春の装い武奈ヶ嶽(武奈ヶ岳)
今年の立春は2月3日…1985(昭和60)年以来、2月4日が続いていたのですが、2月3日になるのは1897(明治30)年以来124年ぶりだということです。立春と言えど、例年なら2月初旬は厳冬期真っただ中。今冬も当初の予報では、例年よりかなり寒い冬になると言われていました。年明けから連続して大型寒波が襲来して、低温や降雪の日が続きましたが、その後は予報が一転して暖冬傾向…積雪量の多かった比良山系の山々も一度はほとんど雪が解けてしまいました。数日前に入った寒波のおかけで少し新雪が積ったようだったので手軽に行くことができる武奈ヶ岳に行ってきました。




このルートは、御殿山までの急勾配の上りが一番しんどく長く感じられると思います。今まで数回冬の武奈ヶ岳を訪れていますが、今回ほど雪が少ないのは初めてでした。最初の植林地帯には、少し残雪が見られる程度で積雪がないため、逆にザレた個所や滑りやすい箇所は歩き辛かったです。また、近年の台風や豪雨の影響で倒木が多く、荒れている箇所が多々あります。
植林地を抜け平坦な場所から急な登りが続くトラバース道に、凍結箇所が目立つようになったのでチェーンアイゼンを装着しました。これから春山でも残雪があったり、朝晩の冷え込みで道が凍結する場合があるので、少しでも危険を感じる時はためらわず早めにチェーンアイゼンや軽アイゼンを装着するようにしましょう。


このルートには、積雪量によって夏道と冬道でルートが分かれます。夏道は、尾根を辿らず谷筋をトラバースして道が続きます。吹き溜まりになる谷筋は積雪量が多くなりがち、またトラバースも危険を伴うため、尾根を辿る冬道が推奨されています。この日も登りは冬道を歩きましたが、積雪量が少なかったので、下山時に夏道を歩いてみました。


このルートは、御殿山までの上りが一番きつく、御殿山から武奈ヶ岳までは西南陵尾根をのんびり歩くことができます。但し、西南陵尾根には大きな樹木がなく、季節風が吹き抜けるので、天候によっては強風、ホワイトアウトに気を付けなければいけません。
下の比較写真はワサビ峠の道標で、左が今回で右が2017年2月です。


ワサビ峠を過ぎると西南陵尾根から武奈ヶ岳へと歩きます。比良山地の山並み、西南陵尾根の美しい稜線など素晴らしい風景を見ながらのんびり歩くことができます。この日も積雪量が少なかったのは残念ですが、お天気が良く楽しむことができました。
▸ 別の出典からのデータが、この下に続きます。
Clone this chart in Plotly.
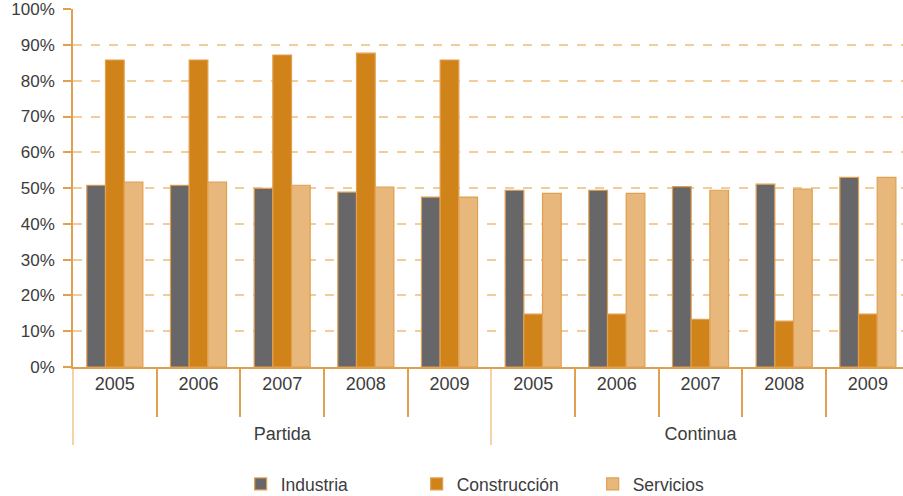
import plotly.graph_objects as go

groups = ["Partida"] * 5 + ["Continua"] * 5
years = ["2005", "2006", "2007", "2008", "2009"] * 2

industria = [50.8, 50.8, 49.9, 48.9, 47.5, 49.4, 49.4, 50.4, 51.1, 53.0]
construccion = [85.8, 85.8, 87.2, 87.7, 85.8, 14.8, 14.8, 13.3, 12.8, 14.8]
servicios = [51.7, 51.7, 50.8, 50.3, 47.5, 48.5, 48.5, 49.4, 49.7, 53.0]

y_ticks = [0, 10, 20, 30, 40, 50, 60, 70, 80, 90, 100]
y_tick_labels = [f"{v}%" for v in y_ticks]

ORANGE_LINE = "#e0a050"
GRID = "#f2cc9a"
TEXT = "#3c3c3c"
FONT = "Liberation Sans"

# inner labels get an extra (taller) blank line so the group labels sit lower
x = [groups, [y + "<br><span style='font-size:40px'>&nbsp;</span>" for y in years]]

fig = go.Figure()
for name, vals, color in [
    ("Industria", industria, "#67676a"),
    ("Construcción", construccion, "#d08318"),
    ("Servicios", servicios, "#e8b77c"),
]:
    fig.add_trace(go.Bar(
        x=x, y=vals, name=name,
        marker=dict(color=color, line=dict(color=ORANGE_LINE, width=1.2)),
    ))

fig.update_layout(
    width=903, height=496,
    margin=dict(l=73, r=0, t=9, b=129, autoexpand=False),
    paper_bgcolor="white", plot_bgcolor="white",
    barmode="group", bargap=0.33, bargroupgap=0,
    font=dict(family=FONT, size=17, color=TEXT),
    showlegend=True,
    legend=dict(orientation="h", x=0.202, xanchor="left", y=-0.327, yanchor="middle",
                font=dict(size=17.5, color=TEXT), traceorder="normal",
                entrywidth=131, entrywidthmode="pixels"),
)
fig.update_xaxes(
    type="multicategory", automargin=False,
    range=[-0.5, 9.42],
    showline=True, linecolor=ORANGE_LINE, linewidth=1.5,
    ticks="outside", tickson="boundaries", ticklen=48, tickcolor=ORANGE_LINE, tickwidth=1.5,
    showdividers=True, dividercolor="#f3d3a8", dividerwidth=1.5,
    tickfont=dict(size=18, color=TEXT),
    showgrid=False,
)
fig.update_yaxes(
    range=[0, 100.05], automargin=False,
    tickvals=y_ticks, ticktext=y_tick_labels,
    showline=True, linecolor=ORANGE_LINE, linewidth=1.5,
    ticks="outside", ticklen=8, tickcolor=ORANGE_LINE, tickwidth=1.5,
    ticklabelstandoff=5,
    showgrid=True, gridcolor=GRID, griddash="dash", gridwidth=1.5,
    zeroline=False,
    tickfont=dict(size=17, color=TEXT),
)

fig.write_html(
    "out.html",
    config={"displayModeBar": False},
    post_script="document.body.style.margin='0';document.body.style.padding='0';document.body.style.overflow='hidden';",
)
下の写真は、(左)今回の西南陵尾根(右)2017年2月4日の西南陵尾根

武奈ヶ岳には三等三角点が設置されていますが、1974年以降観測されていません。従来の標高は1214.2mですが、現在は点の記を含め更新されず、公表は停止されています。2017年2月4日にはあった三等三角点の標柱もなくなっていました。
武奈ヶ岳の山頂からは、360°視界が開け天候が良ければ、近隣の山並みに加えアルプスや北陸、山陰、京都、鈴鹿、伊吹山など多くの山姿を確認することができます。別名『武奈ヶ嶽』と言われる武奈ヶ岳ですが、『嶽』と評される険しさはなく、山頂部は比較的平坦な場所が広く、いつも多くの方が眺望を楽しみながら休憩されています。
風も微風でお天気も良かったので、山頂で小一時間のんびりした時間を過ごしてから下山を始めました。
葛川息障明王院は、比叡山延暦寺の僧相応和尚が、平安初期に回峰行道場として開いた寺院と言われています。